In his analysis of the S&ED, Bergsten identifies key reasons why that attempt to create an informal G2 faltered. Among the reasons he cites: an “upsurge in confidence, even a bust of hubris, after their successful recovery from the global financial crisis, and a sharp increase in disdain for the United States for causing the crisis and fumbling its own response.” He also notes the differences between the two countries on the climate change issue, referring to China’s “obsessive attachment to national sovereignty” that made it resistant to the idea that international commitments could supersede domestic policies. Beijing was suspicious that Washington was motivated more by a desire to co-opt or even contain China, Bergsten reckons.
In Bali, in their opening remarks, both Biden and Xi acknowledged the global context of their bilateral meeting. “We share a responsibility to show that China and the United States can manage our differences, prevent competition from becoming anything ever near conflict, and to find ways to work together on urgent global issues that require our mutual cooperation,” Biden said. For his part, Xi recognized that “the world expects that China and the United States will properly handle the relationship”, noting that the summit had attracted global attention. “So, we need to work with all countries to bring more hope to world peace, greater confidence in global stability, and stronger impetus to common development. I’m ready to have a candid and in-depth exchange of views with you on issues of strategic importance in China-U.S. relations and on major global and regional issues.”

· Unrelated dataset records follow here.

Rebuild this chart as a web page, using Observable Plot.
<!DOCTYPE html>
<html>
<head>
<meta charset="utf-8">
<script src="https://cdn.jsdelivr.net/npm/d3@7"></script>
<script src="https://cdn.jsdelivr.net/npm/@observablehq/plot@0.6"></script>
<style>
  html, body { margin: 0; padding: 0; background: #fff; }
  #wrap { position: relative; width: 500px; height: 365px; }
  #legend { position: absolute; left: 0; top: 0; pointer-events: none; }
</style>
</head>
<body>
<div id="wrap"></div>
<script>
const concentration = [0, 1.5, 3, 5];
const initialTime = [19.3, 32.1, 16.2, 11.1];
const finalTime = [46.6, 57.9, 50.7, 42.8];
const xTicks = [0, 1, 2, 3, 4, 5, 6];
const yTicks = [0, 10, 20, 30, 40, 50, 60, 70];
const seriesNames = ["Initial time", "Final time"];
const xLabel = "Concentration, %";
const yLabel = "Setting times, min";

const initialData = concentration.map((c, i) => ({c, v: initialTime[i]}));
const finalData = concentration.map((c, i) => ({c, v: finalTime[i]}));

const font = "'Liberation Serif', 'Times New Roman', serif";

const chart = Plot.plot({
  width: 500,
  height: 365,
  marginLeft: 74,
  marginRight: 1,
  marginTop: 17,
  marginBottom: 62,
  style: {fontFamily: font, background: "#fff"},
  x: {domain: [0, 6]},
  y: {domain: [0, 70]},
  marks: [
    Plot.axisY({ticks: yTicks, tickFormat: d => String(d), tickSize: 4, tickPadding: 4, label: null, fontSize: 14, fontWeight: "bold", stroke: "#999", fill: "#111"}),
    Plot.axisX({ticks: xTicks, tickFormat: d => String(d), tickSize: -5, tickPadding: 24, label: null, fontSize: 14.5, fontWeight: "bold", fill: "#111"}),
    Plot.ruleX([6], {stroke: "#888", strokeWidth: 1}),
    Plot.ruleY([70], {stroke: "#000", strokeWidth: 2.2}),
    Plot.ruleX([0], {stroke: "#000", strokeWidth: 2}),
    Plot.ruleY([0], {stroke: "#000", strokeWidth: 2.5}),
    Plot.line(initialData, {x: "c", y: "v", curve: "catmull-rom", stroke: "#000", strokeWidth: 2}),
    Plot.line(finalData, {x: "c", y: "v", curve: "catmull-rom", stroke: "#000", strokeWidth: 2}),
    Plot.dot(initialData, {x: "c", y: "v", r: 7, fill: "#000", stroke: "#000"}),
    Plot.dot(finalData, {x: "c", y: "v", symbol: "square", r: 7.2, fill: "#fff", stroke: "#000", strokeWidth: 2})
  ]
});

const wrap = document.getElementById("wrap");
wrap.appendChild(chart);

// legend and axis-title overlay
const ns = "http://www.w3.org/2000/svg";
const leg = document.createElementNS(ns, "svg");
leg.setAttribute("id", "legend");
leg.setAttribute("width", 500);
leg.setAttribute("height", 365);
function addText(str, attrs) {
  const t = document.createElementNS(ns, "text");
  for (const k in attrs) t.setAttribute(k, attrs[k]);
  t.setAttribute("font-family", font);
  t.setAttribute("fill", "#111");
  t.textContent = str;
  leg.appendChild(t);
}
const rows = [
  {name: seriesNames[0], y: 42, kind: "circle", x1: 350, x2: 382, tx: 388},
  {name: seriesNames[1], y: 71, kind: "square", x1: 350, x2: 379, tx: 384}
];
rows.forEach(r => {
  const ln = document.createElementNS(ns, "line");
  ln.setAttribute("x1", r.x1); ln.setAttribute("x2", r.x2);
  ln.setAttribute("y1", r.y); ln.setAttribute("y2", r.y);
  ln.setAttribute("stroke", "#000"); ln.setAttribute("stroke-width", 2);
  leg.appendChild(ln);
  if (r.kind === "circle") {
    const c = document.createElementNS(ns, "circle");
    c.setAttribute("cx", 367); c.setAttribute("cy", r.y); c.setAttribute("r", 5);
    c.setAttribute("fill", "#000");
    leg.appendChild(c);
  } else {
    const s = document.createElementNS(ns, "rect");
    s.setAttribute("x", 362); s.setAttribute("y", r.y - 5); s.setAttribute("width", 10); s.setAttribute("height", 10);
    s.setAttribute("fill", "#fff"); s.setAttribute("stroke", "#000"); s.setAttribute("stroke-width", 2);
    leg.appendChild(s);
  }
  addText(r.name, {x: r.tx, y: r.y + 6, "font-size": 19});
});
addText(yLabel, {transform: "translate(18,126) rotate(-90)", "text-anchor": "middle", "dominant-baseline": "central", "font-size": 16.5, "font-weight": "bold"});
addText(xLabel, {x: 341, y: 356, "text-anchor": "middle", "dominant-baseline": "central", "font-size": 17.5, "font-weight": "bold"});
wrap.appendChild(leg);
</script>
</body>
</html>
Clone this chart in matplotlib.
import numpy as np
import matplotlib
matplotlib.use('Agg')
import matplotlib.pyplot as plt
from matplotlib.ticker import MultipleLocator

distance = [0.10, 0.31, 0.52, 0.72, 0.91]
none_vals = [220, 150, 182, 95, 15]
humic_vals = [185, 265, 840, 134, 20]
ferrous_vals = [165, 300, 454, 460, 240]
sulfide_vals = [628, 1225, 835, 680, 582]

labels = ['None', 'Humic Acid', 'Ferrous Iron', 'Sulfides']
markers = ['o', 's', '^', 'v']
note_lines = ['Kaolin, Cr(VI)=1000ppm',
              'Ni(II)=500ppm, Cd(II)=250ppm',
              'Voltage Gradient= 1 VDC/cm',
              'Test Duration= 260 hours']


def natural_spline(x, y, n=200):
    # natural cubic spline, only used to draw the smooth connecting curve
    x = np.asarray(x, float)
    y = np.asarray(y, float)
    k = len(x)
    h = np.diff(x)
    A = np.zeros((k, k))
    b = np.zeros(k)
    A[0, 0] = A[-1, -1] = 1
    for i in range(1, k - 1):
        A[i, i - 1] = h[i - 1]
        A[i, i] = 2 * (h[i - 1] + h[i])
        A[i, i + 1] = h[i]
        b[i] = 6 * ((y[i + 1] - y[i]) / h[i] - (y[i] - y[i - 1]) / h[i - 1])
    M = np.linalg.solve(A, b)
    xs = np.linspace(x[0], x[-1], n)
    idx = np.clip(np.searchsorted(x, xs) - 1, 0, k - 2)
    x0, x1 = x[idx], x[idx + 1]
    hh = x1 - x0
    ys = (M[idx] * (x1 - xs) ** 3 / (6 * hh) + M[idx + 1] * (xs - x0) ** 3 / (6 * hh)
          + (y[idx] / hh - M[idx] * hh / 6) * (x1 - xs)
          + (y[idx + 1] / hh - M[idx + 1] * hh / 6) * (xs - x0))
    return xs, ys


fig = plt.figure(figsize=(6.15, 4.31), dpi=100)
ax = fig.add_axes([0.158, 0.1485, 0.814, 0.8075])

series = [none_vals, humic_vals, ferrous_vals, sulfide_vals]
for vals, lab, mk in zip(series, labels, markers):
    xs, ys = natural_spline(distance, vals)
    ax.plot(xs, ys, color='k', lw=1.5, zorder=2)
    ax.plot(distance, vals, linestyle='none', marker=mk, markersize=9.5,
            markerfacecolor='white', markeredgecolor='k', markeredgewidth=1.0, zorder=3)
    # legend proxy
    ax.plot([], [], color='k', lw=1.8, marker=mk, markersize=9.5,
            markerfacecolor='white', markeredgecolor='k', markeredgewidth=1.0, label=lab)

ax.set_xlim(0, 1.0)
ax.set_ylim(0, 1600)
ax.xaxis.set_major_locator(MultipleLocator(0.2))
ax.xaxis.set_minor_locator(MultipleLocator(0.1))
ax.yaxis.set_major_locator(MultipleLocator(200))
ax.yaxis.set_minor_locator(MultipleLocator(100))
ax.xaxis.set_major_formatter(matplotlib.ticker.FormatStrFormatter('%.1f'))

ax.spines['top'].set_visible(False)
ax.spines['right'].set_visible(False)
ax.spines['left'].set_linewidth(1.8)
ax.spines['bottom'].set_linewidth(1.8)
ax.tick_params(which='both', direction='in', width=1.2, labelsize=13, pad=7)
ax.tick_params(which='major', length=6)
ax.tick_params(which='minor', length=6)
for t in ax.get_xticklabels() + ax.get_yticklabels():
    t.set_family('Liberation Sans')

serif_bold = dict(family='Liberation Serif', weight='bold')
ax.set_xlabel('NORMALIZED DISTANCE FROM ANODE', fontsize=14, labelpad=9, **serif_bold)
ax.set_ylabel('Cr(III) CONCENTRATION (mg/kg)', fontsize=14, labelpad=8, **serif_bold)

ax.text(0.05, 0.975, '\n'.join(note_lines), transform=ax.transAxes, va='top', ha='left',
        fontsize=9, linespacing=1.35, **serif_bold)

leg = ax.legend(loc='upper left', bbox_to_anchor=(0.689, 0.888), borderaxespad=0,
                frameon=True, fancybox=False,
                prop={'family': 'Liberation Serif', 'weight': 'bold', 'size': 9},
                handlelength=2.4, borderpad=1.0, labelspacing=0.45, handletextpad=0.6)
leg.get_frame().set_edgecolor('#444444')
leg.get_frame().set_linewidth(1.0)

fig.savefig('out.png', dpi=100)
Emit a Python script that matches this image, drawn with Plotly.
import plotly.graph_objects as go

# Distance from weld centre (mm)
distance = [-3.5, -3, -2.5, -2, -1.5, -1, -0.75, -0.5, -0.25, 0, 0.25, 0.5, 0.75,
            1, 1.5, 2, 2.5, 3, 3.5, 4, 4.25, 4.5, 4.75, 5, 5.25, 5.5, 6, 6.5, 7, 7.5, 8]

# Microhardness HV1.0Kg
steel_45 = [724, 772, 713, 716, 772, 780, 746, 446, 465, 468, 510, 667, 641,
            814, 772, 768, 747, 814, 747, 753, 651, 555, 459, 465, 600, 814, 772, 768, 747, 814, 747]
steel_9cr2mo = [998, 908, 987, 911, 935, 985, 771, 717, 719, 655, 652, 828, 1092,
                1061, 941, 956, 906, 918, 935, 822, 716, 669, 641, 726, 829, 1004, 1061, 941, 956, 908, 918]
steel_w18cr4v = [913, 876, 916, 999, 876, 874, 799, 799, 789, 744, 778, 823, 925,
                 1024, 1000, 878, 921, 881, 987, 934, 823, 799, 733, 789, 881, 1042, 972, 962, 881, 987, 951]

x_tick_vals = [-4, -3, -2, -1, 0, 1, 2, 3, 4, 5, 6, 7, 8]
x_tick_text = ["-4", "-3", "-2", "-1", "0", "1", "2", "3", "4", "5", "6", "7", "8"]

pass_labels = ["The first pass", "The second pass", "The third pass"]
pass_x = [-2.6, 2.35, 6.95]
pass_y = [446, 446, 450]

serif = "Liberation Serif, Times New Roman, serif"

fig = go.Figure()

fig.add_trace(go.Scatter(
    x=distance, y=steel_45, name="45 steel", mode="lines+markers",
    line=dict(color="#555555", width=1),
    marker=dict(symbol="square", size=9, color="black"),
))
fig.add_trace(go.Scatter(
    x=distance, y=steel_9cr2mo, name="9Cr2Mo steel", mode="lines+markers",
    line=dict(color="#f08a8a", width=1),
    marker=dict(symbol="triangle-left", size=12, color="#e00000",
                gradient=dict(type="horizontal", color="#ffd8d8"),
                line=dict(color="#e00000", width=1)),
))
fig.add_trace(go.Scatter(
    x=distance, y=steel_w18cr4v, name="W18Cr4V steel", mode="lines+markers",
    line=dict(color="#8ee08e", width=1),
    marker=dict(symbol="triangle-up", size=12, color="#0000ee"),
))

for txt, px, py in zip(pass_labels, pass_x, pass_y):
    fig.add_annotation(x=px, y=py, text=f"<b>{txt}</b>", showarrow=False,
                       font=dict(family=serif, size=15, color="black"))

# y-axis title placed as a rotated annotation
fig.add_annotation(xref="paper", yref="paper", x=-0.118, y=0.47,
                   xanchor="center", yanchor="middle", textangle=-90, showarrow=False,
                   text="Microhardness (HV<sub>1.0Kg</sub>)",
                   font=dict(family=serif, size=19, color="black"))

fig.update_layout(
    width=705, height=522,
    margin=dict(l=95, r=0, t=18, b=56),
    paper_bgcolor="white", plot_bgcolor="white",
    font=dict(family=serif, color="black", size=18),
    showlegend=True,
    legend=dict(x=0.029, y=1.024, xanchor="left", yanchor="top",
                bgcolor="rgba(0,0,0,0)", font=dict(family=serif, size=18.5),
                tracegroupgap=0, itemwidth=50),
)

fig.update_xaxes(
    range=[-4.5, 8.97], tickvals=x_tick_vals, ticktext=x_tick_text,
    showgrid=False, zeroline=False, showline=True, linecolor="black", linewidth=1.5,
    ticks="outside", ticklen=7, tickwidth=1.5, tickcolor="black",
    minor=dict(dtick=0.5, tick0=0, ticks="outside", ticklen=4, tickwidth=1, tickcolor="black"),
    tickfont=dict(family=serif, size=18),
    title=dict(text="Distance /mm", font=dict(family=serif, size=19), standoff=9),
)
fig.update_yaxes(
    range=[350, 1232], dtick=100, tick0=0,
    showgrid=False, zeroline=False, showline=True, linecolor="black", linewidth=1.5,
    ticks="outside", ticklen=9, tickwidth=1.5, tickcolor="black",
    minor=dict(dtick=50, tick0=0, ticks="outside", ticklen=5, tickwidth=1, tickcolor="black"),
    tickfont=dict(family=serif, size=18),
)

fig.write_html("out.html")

There are strong arguments for the US and China to strive to shape, if not a G2 mechanism, at least a framework for Bergsten’s “conditional competitive cooperation (C3)”. After all, in their original strategic formulation of the relationship, Biden and Blinken proposed a similar schema – competition, cooperation and confrontation. A working C3 approach would certainly bring some calm to the turbulent ties between the two countries. In recent months, with Pelosi’s Taiwan stop and in the run-up to the CCP’s National Party Congress and the US mid-terms, the commentariat on both sides have focused on the idea that the US and China were heading for – or already engaged in – a Cold War or worse. Twitter threads from US analysts, some no doubt aspiring for roles in the current or a future administration, focused on the perceived inevitability of Beijing taking control of Taiwan and how the US would react. With war drums beating, the provocative question of the day: whether the US and China can even avoid conflict. In a policy world where hawks in the national security and intelligence communities are steering the narrative, the Thucydides Trap has seemed to be well and truly set, with the two adversaries already locked in for combat and gaming out the fight.